**AIM OF THE EXERCISE**
Find how many lines of the listing include the string "chart", and report only that figure.

**MATERIAL PROVIDED**
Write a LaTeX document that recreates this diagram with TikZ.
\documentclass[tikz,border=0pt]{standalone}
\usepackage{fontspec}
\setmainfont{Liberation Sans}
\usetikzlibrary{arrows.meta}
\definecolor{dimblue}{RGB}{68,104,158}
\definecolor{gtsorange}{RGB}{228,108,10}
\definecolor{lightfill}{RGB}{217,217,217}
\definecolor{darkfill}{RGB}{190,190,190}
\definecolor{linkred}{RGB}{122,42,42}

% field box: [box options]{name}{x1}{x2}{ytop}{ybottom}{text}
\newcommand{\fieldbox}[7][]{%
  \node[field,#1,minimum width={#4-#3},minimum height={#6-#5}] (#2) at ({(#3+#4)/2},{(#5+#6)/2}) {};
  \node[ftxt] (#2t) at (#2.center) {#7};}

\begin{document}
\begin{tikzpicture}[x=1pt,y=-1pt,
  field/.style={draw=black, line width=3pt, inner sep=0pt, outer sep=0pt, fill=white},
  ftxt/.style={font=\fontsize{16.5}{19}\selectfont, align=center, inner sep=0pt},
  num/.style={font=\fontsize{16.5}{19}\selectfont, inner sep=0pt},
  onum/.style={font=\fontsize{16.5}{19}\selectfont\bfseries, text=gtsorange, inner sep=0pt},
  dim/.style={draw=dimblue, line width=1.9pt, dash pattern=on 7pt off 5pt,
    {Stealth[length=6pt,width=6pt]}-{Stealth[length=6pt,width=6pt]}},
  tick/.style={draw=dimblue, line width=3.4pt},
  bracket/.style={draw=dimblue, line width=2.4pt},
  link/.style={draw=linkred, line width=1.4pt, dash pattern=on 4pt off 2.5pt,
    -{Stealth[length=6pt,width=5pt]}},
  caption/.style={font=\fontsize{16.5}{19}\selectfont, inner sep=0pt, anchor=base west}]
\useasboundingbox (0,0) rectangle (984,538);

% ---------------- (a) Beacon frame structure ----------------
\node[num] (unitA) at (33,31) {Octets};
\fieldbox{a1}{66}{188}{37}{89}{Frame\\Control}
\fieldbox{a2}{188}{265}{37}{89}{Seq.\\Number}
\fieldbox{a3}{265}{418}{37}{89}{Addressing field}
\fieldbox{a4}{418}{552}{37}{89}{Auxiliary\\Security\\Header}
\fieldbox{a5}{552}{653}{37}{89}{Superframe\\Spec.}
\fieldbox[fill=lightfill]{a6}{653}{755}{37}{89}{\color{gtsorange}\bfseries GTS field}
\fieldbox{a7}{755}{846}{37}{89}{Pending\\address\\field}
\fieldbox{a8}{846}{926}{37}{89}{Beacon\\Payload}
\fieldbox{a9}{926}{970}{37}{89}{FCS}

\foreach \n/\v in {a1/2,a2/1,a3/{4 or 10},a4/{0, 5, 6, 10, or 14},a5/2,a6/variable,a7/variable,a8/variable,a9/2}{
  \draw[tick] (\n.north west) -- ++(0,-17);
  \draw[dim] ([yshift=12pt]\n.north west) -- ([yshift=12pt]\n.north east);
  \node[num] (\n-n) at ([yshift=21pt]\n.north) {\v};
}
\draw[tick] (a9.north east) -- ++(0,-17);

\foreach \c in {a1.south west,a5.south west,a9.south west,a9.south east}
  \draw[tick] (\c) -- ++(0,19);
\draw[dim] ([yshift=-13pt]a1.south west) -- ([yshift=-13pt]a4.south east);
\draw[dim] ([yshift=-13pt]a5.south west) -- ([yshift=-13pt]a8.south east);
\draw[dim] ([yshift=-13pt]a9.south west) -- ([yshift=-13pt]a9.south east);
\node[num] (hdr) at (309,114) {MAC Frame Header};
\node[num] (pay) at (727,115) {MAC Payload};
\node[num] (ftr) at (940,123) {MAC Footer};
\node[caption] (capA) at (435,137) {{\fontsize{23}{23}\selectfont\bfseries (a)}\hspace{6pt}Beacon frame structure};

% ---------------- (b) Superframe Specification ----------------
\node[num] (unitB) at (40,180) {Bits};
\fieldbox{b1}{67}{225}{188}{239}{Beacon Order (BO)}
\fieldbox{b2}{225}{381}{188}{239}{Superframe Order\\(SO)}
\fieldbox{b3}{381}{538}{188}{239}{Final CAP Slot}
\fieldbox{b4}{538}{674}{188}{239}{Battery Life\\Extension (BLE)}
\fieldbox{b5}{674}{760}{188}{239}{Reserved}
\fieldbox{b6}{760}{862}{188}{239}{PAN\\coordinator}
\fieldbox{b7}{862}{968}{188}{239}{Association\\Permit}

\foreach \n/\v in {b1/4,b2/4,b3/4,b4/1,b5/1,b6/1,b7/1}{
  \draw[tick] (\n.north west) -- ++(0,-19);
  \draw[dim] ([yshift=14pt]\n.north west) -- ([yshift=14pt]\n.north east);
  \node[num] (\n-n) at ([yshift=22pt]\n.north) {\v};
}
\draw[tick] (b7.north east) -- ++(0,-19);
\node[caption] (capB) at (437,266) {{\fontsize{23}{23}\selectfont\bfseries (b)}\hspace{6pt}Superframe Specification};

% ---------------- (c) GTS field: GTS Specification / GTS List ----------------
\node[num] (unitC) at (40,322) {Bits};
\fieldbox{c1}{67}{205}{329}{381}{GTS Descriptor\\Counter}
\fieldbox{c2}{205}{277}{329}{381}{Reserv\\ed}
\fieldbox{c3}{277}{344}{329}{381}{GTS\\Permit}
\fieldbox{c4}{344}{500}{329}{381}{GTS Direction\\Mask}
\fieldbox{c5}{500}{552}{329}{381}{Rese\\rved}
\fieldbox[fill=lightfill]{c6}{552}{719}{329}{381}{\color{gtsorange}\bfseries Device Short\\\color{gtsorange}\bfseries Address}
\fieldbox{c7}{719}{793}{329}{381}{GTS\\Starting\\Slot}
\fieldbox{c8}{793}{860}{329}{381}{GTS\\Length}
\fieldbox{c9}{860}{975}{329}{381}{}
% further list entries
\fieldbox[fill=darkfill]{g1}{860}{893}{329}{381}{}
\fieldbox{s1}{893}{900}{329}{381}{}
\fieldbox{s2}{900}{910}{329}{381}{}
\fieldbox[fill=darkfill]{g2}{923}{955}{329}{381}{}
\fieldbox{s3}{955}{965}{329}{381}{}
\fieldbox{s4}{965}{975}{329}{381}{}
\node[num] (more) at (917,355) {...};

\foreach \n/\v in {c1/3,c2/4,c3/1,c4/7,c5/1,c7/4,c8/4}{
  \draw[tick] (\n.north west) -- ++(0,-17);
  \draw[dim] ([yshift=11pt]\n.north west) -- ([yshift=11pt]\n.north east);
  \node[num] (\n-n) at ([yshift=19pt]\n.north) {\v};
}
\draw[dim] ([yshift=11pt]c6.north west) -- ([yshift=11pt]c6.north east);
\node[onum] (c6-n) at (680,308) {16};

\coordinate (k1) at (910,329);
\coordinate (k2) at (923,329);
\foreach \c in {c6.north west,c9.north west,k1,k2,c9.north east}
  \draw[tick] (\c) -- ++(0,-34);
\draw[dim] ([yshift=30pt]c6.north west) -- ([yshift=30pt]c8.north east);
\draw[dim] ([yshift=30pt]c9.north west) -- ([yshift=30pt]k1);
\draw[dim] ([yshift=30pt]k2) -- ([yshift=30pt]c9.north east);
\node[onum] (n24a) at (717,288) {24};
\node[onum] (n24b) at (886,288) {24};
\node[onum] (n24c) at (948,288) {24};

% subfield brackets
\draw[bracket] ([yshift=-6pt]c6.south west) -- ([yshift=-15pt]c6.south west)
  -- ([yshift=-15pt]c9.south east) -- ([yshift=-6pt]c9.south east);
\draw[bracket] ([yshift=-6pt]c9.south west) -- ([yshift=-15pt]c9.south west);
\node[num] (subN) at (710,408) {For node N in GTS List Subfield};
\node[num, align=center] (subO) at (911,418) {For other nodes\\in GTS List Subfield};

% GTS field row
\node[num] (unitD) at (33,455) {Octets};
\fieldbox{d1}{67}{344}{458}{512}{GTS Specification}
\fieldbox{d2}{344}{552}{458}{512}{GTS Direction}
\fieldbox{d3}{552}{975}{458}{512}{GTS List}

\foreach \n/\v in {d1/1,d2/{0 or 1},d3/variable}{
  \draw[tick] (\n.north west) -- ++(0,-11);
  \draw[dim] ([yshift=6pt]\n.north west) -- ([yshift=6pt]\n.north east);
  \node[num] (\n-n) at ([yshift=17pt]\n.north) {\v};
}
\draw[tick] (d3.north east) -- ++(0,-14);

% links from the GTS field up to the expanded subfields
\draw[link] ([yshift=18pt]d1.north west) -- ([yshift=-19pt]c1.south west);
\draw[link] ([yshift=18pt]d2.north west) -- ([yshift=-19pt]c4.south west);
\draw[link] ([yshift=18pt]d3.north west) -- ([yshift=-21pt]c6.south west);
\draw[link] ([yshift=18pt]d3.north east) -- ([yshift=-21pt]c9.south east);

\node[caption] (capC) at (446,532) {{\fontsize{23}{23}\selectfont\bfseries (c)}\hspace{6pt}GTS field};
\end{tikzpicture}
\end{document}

==

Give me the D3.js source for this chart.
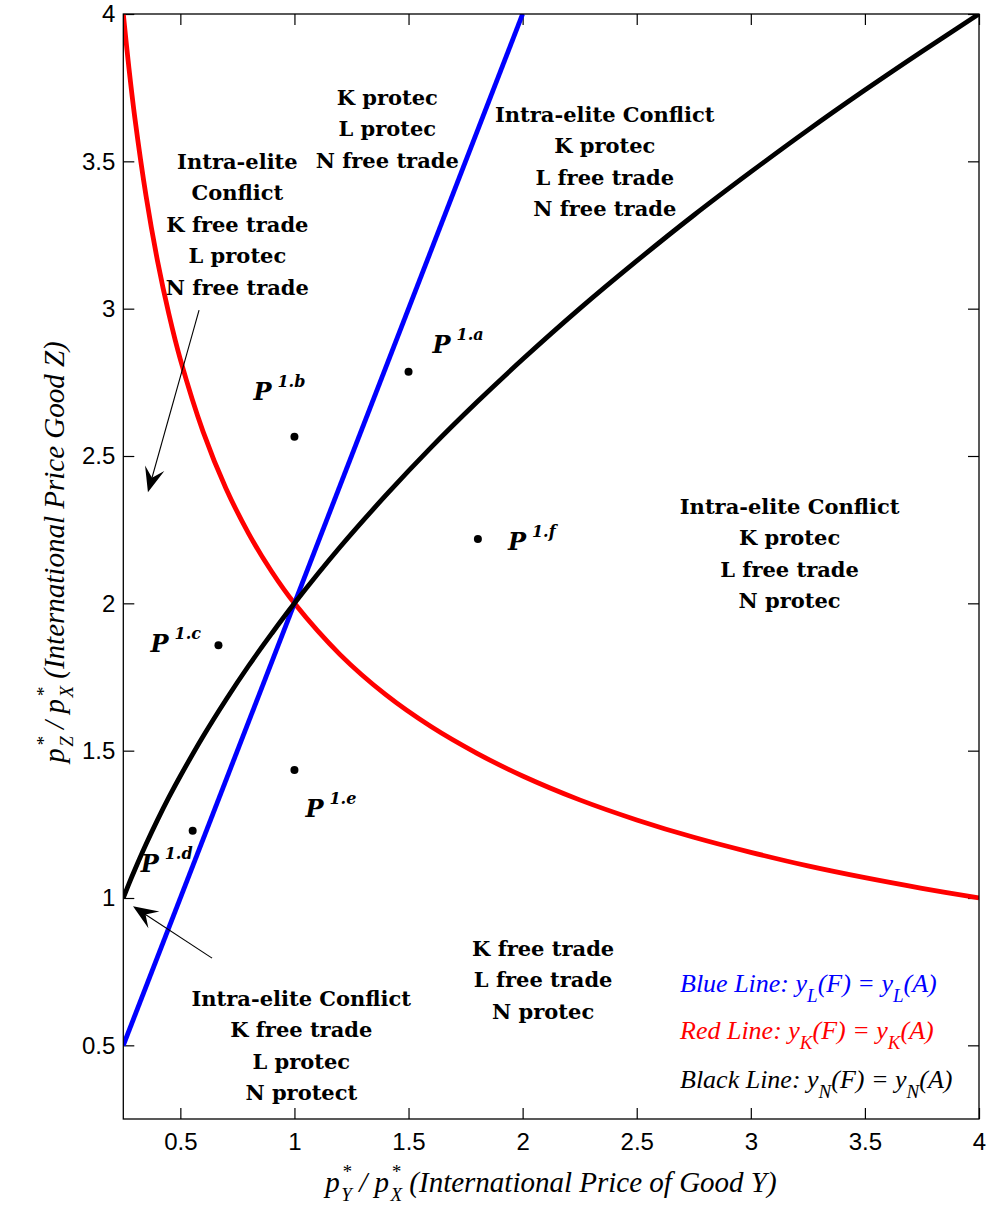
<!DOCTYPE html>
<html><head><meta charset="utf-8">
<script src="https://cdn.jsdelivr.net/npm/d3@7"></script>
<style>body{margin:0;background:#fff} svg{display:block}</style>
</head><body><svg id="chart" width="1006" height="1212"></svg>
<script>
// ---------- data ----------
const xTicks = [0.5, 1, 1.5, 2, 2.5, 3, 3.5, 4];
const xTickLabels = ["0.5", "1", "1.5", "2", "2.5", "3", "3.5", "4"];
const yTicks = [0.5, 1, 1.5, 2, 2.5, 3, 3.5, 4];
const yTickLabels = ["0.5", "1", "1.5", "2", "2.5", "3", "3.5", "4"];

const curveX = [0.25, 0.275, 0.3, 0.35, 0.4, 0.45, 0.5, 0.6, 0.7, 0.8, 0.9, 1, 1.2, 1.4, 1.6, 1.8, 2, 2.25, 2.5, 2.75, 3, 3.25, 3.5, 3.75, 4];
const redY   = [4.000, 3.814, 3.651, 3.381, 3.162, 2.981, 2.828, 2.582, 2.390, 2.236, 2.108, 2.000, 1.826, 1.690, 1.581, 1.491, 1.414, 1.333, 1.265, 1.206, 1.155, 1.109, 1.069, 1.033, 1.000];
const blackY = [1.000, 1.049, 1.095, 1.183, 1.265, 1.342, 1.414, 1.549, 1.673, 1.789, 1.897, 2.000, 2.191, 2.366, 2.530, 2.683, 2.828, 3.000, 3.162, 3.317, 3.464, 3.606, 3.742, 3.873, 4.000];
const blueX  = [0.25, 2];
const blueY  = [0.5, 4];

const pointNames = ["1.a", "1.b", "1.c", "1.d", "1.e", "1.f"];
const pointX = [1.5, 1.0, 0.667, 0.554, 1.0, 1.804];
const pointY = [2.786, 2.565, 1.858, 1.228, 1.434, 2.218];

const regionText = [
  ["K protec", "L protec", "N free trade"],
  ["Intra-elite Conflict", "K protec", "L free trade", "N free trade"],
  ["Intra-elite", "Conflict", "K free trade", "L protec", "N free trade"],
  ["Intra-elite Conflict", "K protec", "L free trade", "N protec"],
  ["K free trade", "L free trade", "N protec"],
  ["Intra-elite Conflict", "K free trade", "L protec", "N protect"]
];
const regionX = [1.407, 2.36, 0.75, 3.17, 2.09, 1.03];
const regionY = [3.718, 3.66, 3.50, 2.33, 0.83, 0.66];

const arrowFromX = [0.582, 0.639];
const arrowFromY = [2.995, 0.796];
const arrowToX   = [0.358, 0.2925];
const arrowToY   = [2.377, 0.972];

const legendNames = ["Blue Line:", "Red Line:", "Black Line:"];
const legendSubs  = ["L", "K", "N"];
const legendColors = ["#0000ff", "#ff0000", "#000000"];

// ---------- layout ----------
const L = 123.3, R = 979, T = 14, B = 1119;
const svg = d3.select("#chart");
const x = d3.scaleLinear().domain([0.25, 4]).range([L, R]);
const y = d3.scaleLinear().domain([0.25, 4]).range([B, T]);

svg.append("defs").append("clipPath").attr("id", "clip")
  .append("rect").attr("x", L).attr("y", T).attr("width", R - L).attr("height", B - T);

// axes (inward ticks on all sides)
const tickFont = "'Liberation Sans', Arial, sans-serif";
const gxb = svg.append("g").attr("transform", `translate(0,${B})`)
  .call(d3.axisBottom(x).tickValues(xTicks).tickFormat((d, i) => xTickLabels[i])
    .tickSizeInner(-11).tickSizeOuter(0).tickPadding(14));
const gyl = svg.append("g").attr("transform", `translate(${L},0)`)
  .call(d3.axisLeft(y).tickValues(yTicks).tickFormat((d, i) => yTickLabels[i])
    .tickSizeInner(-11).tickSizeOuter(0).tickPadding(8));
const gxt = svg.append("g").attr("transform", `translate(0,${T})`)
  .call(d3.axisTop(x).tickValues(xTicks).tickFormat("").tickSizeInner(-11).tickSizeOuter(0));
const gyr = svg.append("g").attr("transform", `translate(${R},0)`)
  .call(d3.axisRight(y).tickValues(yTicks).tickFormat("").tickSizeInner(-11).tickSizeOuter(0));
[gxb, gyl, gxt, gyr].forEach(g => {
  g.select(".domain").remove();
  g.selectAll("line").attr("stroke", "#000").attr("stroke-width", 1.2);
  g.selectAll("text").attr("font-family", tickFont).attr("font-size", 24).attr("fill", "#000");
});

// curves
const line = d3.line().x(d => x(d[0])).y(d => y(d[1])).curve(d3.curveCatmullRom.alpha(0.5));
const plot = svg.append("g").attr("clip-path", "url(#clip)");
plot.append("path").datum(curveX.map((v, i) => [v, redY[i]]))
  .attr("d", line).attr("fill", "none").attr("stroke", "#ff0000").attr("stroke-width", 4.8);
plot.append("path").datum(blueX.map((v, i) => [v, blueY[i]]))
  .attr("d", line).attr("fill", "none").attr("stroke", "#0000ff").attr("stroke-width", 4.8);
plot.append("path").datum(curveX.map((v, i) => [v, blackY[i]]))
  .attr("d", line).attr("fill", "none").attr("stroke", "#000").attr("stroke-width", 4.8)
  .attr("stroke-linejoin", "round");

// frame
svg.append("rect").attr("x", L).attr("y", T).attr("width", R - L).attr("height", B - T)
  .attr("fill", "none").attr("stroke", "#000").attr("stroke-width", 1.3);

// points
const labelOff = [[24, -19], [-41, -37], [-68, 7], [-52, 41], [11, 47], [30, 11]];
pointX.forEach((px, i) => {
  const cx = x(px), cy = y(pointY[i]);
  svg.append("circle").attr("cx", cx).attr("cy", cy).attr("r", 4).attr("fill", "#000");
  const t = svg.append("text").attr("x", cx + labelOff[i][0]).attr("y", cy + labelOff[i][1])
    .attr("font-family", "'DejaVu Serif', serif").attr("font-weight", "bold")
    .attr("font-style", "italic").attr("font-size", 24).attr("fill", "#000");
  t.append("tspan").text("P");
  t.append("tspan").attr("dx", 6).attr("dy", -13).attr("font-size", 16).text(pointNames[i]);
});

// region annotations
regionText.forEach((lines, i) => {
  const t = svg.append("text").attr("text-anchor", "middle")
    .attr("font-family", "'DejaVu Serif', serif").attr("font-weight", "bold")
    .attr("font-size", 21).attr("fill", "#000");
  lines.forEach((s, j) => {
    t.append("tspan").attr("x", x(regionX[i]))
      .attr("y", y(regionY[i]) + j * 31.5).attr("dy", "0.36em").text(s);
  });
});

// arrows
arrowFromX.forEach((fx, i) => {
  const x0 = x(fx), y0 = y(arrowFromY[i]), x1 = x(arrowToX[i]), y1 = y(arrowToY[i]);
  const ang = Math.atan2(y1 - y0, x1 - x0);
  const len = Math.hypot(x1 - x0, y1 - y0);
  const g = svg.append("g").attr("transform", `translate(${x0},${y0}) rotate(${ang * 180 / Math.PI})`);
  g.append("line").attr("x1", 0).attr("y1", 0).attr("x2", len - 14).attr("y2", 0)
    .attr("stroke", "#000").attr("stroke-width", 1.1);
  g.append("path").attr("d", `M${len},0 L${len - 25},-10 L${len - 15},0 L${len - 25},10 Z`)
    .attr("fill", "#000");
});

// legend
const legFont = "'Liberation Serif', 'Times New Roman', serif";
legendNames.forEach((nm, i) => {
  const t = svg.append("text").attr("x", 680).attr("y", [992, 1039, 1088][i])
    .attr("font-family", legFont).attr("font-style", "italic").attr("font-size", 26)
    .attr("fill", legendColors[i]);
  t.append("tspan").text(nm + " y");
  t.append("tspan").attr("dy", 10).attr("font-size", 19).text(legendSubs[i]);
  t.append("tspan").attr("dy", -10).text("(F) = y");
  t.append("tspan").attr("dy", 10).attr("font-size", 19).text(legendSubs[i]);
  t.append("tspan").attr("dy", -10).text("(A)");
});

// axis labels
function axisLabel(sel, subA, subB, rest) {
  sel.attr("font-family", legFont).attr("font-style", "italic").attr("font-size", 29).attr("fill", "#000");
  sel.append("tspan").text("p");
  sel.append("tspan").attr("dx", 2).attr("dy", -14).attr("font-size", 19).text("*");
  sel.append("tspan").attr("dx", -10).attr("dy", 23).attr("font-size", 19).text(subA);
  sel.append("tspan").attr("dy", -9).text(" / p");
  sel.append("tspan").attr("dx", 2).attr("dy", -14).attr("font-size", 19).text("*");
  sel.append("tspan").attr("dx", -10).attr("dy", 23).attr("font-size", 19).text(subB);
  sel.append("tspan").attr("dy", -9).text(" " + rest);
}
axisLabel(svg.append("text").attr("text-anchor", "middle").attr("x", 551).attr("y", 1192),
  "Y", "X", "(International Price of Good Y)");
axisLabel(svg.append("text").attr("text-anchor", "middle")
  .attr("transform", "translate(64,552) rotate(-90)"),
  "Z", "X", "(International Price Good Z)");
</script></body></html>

==

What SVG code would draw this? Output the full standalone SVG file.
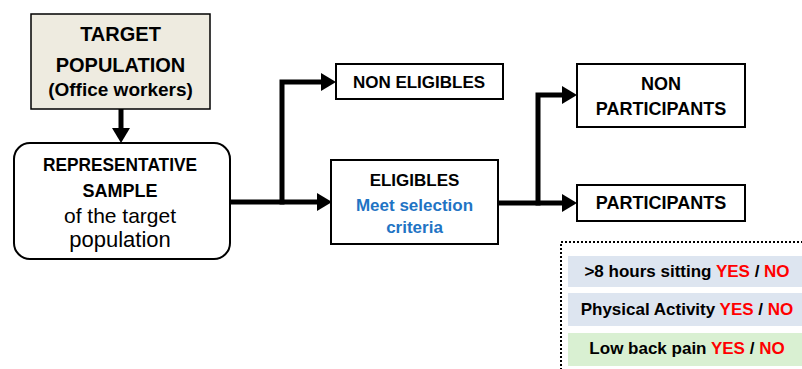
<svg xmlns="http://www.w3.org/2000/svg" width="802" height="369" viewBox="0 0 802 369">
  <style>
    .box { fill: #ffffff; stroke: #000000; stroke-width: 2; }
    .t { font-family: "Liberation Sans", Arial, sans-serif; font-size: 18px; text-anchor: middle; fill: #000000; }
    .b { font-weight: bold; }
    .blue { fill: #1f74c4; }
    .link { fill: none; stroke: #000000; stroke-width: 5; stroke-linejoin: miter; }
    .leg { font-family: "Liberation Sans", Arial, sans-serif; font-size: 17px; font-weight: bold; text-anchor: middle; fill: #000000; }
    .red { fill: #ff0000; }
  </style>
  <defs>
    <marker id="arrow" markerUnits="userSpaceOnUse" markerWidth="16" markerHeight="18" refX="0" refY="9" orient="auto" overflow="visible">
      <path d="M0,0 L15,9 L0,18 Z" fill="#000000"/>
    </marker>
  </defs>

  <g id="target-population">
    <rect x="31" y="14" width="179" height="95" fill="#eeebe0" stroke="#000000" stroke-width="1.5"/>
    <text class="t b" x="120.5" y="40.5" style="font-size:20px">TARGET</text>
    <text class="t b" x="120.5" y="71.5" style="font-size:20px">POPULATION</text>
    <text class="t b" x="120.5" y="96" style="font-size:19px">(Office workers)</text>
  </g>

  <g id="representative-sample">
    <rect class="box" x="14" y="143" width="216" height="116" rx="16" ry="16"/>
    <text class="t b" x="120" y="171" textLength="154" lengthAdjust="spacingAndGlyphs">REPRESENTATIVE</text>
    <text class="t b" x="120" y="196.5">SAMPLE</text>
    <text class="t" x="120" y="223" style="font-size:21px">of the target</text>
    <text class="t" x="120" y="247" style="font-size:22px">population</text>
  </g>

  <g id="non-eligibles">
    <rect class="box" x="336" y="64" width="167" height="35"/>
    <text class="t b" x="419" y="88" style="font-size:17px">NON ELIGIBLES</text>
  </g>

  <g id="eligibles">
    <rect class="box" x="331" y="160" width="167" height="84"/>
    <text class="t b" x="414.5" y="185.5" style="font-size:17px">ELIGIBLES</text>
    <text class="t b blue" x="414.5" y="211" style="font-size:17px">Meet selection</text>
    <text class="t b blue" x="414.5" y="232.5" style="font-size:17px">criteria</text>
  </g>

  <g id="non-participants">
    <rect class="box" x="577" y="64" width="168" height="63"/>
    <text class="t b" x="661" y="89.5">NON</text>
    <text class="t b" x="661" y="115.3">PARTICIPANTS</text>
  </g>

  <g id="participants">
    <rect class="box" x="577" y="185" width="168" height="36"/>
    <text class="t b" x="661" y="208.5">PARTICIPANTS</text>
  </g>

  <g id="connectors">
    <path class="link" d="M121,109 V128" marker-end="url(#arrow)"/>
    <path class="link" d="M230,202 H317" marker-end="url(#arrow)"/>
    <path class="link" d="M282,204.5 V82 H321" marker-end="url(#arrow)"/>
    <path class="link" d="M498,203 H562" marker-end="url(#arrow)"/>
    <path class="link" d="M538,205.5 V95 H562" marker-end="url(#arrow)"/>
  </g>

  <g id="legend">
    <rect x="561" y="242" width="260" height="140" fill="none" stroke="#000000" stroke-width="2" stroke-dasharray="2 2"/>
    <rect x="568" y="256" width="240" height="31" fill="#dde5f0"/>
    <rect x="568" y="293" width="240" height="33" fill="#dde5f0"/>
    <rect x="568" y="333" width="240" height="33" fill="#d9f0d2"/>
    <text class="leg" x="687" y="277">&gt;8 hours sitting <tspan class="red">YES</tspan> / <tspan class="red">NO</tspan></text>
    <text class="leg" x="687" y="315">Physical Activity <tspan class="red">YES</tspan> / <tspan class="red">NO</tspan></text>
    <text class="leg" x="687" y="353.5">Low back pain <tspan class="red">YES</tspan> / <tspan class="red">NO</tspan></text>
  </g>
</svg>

**ANSWER FOR THIS EXERCISE**
3